[Begin Dataset extract]
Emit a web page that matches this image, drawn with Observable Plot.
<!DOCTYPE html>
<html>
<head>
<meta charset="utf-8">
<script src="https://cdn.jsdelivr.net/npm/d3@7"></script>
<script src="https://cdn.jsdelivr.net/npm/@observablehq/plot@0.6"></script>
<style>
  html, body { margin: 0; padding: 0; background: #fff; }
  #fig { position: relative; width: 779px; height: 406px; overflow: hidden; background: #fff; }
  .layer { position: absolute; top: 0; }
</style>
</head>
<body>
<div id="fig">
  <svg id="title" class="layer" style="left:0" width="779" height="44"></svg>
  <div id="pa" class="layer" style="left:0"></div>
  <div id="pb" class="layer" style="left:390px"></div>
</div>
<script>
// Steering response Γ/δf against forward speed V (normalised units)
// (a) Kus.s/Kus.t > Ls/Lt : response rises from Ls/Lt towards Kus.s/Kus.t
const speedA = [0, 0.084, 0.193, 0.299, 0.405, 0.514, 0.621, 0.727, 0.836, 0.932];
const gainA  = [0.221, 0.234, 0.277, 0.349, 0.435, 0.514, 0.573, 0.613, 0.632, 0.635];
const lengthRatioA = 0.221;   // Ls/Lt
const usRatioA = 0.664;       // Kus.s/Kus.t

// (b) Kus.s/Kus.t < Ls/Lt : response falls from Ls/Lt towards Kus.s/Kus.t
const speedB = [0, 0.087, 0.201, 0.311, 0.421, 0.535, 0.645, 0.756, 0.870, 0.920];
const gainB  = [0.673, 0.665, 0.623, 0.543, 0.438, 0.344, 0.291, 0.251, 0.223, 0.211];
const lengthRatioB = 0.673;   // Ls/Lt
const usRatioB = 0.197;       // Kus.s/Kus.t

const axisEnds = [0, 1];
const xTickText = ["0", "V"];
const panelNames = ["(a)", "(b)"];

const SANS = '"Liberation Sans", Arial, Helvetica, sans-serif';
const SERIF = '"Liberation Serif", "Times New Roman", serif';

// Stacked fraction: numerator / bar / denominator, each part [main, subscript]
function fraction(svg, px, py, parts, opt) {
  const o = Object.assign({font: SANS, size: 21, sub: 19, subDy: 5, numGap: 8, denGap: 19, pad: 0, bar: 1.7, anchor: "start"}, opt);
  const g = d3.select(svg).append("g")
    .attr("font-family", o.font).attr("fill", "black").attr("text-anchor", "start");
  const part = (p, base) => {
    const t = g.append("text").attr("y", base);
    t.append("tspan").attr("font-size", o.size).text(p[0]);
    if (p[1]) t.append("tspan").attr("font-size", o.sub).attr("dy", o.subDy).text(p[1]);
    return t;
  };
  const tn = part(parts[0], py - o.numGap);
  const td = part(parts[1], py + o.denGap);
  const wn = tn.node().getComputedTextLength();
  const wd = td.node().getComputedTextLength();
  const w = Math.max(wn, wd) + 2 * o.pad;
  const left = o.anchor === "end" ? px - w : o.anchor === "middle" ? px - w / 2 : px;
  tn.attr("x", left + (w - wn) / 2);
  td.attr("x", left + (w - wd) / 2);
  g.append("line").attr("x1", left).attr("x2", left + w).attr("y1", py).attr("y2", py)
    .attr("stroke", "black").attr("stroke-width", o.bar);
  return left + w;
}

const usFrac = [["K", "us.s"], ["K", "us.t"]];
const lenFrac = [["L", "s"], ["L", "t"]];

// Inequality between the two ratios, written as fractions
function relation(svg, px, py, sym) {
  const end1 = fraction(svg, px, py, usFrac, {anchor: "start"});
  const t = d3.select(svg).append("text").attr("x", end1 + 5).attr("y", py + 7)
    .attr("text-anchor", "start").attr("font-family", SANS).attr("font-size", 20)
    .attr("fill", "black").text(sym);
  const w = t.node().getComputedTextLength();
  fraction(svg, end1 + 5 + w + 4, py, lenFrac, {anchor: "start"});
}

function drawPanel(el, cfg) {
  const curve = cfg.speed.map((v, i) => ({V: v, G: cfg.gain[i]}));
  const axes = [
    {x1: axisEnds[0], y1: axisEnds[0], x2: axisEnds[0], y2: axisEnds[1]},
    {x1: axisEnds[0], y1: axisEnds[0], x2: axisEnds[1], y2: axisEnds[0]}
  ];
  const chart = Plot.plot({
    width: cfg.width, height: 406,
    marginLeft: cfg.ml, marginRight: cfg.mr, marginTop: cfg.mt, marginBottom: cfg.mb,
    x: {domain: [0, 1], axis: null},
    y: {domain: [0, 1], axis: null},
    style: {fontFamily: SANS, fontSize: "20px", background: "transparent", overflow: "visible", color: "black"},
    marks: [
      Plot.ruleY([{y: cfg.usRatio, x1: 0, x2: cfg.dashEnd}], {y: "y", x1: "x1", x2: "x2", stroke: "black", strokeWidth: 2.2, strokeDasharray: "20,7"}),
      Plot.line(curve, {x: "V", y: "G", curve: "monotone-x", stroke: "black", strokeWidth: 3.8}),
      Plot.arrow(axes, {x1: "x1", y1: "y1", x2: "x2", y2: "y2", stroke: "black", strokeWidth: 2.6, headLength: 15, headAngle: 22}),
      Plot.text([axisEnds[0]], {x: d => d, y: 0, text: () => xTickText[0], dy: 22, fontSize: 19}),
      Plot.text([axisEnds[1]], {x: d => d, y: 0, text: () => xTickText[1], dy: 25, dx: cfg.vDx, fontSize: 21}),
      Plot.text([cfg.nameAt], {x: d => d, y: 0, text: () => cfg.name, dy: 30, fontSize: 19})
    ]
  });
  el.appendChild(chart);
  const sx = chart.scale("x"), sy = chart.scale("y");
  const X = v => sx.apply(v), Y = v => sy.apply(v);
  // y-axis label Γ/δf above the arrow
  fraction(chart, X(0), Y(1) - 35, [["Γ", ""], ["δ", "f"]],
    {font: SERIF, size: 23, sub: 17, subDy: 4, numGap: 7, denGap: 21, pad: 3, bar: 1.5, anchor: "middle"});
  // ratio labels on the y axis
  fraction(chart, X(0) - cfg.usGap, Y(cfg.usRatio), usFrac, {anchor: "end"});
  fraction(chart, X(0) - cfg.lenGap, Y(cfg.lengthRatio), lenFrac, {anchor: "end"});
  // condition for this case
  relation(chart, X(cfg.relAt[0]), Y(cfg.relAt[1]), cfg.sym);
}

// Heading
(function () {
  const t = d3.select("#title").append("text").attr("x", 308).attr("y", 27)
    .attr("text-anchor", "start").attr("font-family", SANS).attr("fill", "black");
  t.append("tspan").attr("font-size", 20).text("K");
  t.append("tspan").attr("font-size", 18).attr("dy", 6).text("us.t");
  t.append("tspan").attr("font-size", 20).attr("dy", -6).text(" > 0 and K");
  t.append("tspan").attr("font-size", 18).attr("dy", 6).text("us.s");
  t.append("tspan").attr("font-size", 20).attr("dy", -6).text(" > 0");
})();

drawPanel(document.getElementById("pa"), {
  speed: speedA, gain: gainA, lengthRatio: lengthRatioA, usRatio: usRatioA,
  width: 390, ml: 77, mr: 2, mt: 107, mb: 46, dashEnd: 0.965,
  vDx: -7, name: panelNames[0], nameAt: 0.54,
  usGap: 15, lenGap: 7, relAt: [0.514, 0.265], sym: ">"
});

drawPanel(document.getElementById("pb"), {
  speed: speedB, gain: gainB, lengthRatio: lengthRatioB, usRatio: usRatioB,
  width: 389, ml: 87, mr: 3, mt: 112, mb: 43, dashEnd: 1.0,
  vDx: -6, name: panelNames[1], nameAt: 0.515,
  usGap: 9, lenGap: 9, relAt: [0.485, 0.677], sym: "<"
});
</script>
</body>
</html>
[End Dataset extract]
=== Exercise aim ===
All of the lines above must be returned exactly.

=== Solution to this task ===
Emit a web page that matches this image, drawn with Observable Plot.
<!DOCTYPE html>
<html>
<head>
<meta charset="utf-8">
<script src="https://cdn.jsdelivr.net/npm/d3@7"></script>
<script src="https://cdn.jsdelivr.net/npm/@observablehq/plot@0.6"></script>
<style>
  html, body { margin: 0; padding: 0; background: #fff; }
  #fig { position: relative; width: 779px; height: 406px; overflow: hidden; background: #fff; }
  .layer { position: absolute; top: 0; }
</style>
</head>
<body>
<div id="fig">
  <svg id="title" class="layer" style="left:0" width="779" height="44"></svg>
  <div id="pa" class="layer" style="left:0"></div>
  <div id="pb" class="layer" style="left:390px"></div>
</div>
<script>
// Steering response Γ/δf against forward speed V (normalised units)
// (a) Kus.s/Kus.t > Ls/Lt : response rises from Ls/Lt towards Kus.s/Kus.t
const speedA = [0, 0.084, 0.193, 0.299, 0.405, 0.514, 0.621, 0.727, 0.836, 0.932];
const gainA  = [0.221, 0.234, 0.277, 0.349, 0.435, 0.514, 0.573, 0.613, 0.632, 0.635];
const lengthRatioA = 0.221;   // Ls/Lt
const usRatioA = 0.664;       // Kus.s/Kus.t

// (b) Kus.s/Kus.t < Ls/Lt : response falls from Ls/Lt towards Kus.s/Kus.t
const speedB = [0, 0.087, 0.201, 0.311, 0.421, 0.535, 0.645, 0.756, 0.870, 0.920];
const gainB  = [0.673, 0.665, 0.623, 0.543, 0.438, 0.344, 0.291, 0.251, 0.223, 0.211];
const lengthRatioB = 0.673;   // Ls/Lt
const usRatioB = 0.197;       // Kus.s/Kus.t

const axisEnds = [0, 1];
const xTickText = ["0", "V"];
const panelNames = ["(a)", "(b)"];

const SANS = '"Liberation Sans", Arial, Helvetica, sans-serif';
const SERIF = '"Liberation Serif", "Times New Roman", serif';

// Stacked fraction: numerator / bar / denominator, each part [main, subscript]
function fraction(svg, px, py, parts, opt) {
  const o = Object.assign({font: SANS, size: 21, sub: 19, subDy: 5, numGap: 8, denGap: 19, pad: 0, bar: 1.7, anchor: "start"}, opt);
  const g = d3.select(svg).append("g")
    .attr("font-family", o.font).attr("fill", "black").attr("text-anchor", "start");
  const part = (p, base) => {
    const t = g.append("text").attr("y", base);
    t.append("tspan").attr("font-size", o.size).text(p[0]);
    if (p[1]) t.append("tspan").attr("font-size", o.sub).attr("dy", o.subDy).text(p[1]);
    return t;
  };
  const tn = part(parts[0], py - o.numGap);
  const td = part(parts[1], py + o.denGap);
  const wn = tn.node().getComputedTextLength();
  const wd = td.node().getComputedTextLength();
  const w = Math.max(wn, wd) + 2 * o.pad;
  const left = o.anchor === "end" ? px - w : o.anchor === "middle" ? px - w / 2 : px;
  tn.attr("x", left + (w - wn) / 2);
  td.attr("x", left + (w - wd) / 2);
  g.append("line").attr("x1", left).attr("x2", left + w).attr("y1", py).attr("y2", py)
    .attr("stroke", "black").attr("stroke-width", o.bar);
  return left + w;
}

const usFrac = [["K", "us.s"], ["K", "us.t"]];
const lenFrac = [["L", "s"], ["L", "t"]];

// Inequality between the two ratios, written as fractions
function relation(svg, px, py, sym) {
  const end1 = fraction(svg, px, py, usFrac, {anchor: "start"});
  const t = d3.select(svg).append("text").attr("x", end1 + 5).attr("y", py + 7)
    .attr("text-anchor", "start").attr("font-family", SANS).attr("font-size", 20)
    .attr("fill", "black").text(sym);
  const w = t.node().getComputedTextLength();
  fraction(svg, end1 + 5 + w + 4, py, lenFrac, {anchor: "start"});
}

function drawPanel(el, cfg) {
  const curve = cfg.speed.map((v, i) => ({V: v, G: cfg.gain[i]}));
  const axes = [
    {x1: axisEnds[0], y1: axisEnds[0], x2: axisEnds[0], y2: axisEnds[1]},
    {x1: axisEnds[0], y1: axisEnds[0], x2: axisEnds[1], y2: axisEnds[0]}
  ];
  const chart = Plot.plot({
    width: cfg.width, height: 406,
    marginLeft: cfg.ml, marginRight: cfg.mr, marginTop: cfg.mt, marginBottom: cfg.mb,
    x: {domain: [0, 1], axis: null},
    y: {domain: [0, 1], axis: null},
    style: {fontFamily: SANS, fontSize: "20px", background: "transparent", overflow: "visible", color: "black"},
    marks: [
      Plot.ruleY([{y: cfg.usRatio, x1: 0, x2: cfg.dashEnd}], {y: "y", x1: "x1", x2: "x2", stroke: "black", strokeWidth: 2.2, strokeDasharray: "20,7"}),
      Plot.line(curve, {x: "V", y: "G", curve: "monotone-x", stroke: "black", strokeWidth: 3.8}),
      Plot.arrow(axes, {x1: "x1", y1: "y1", x2: "x2", y2: "y2", stroke: "black", strokeWidth: 2.6, headLength: 15, headAngle: 22}),
      Plot.text([axisEnds[0]], {x: d => d, y: 0, text: () => xTickText[0], dy: 22, fontSize: 19}),
      Plot.text([axisEnds[1]], {x: d => d, y: 0, text: () => xTickText[1], dy: 25, dx: cfg.vDx, fontSize: 21}),
      Plot.text([cfg.nameAt], {x: d => d, y: 0, text: () => cfg.name, dy: 30, fontSize: 19})
    ]
  });
  el.appendChild(chart);
  const sx = chart.scale("x"), sy = chart.scale("y");
  const X = v => sx.apply(v), Y = v => sy.apply(v);
  // y-axis label Γ/δf above the arrow
  fraction(chart, X(0), Y(1) - 35, [["Γ", ""], ["δ", "f"]],
    {font: SERIF, size: 23, sub: 17, subDy: 4, numGap: 7, denGap: 21, pad: 3, bar: 1.5, anchor: "middle"});
  // ratio labels on the y axis
  fraction(chart, X(0) - cfg.usGap, Y(cfg.usRatio), usFrac, {anchor: "end"});
  fraction(chart, X(0) - cfg.lenGap, Y(cfg.lengthRatio), lenFrac, {anchor: "end"});
  // condition for this case
  relation(chart, X(cfg.relAt[0]), Y(cfg.relAt[1]), cfg.sym);
}

// Heading
(function () {
  const t = d3.select("#title").append("text").attr("x", 308).attr("y", 27)
    .attr("text-anchor", "start").attr("font-family", SANS).attr("fill", "black");
  t.append("tspan").attr("font-size", 20).text("K");
  t.append("tspan").attr("font-size", 18).attr("dy", 6).text("us.t");
  t.append("tspan").attr("font-size", 20).attr("dy", -6).text(" > 0 and K");
  t.append("tspan").attr("font-size", 18).attr("dy", 6).text("us.s");
  t.append("tspan").attr("font-size", 20).attr("dy", -6).text(" > 0");
})();

drawPanel(document.getElementById("pa"), {
  speed: speedA, gain: gainA, lengthRatio: lengthRatioA, usRatio: usRatioA,
  width: 390, ml: 77, mr: 2, mt: 107, mb: 46, dashEnd: 0.965,
  vDx: -7, name: panelNames[0], nameAt: 0.54,
  usGap: 15, lenGap: 7, relAt: [0.514, 0.265], sym: ">"
});

drawPanel(document.getElementById("pb"), {
  speed: speedB, gain: gainB, lengthRatio: lengthRatioB, usRatio: usRatioB,
  width: 389, ml: 87, mr: 3, mt: 112, mb: 43, dashEnd: 1.0,
  vDx: -6, name: panelNames[1], nameAt: 0.515,
  usGap: 9, lenGap: 9, relAt: [0.485, 0.677], sym: "<"
});
</script>
</body>
</html>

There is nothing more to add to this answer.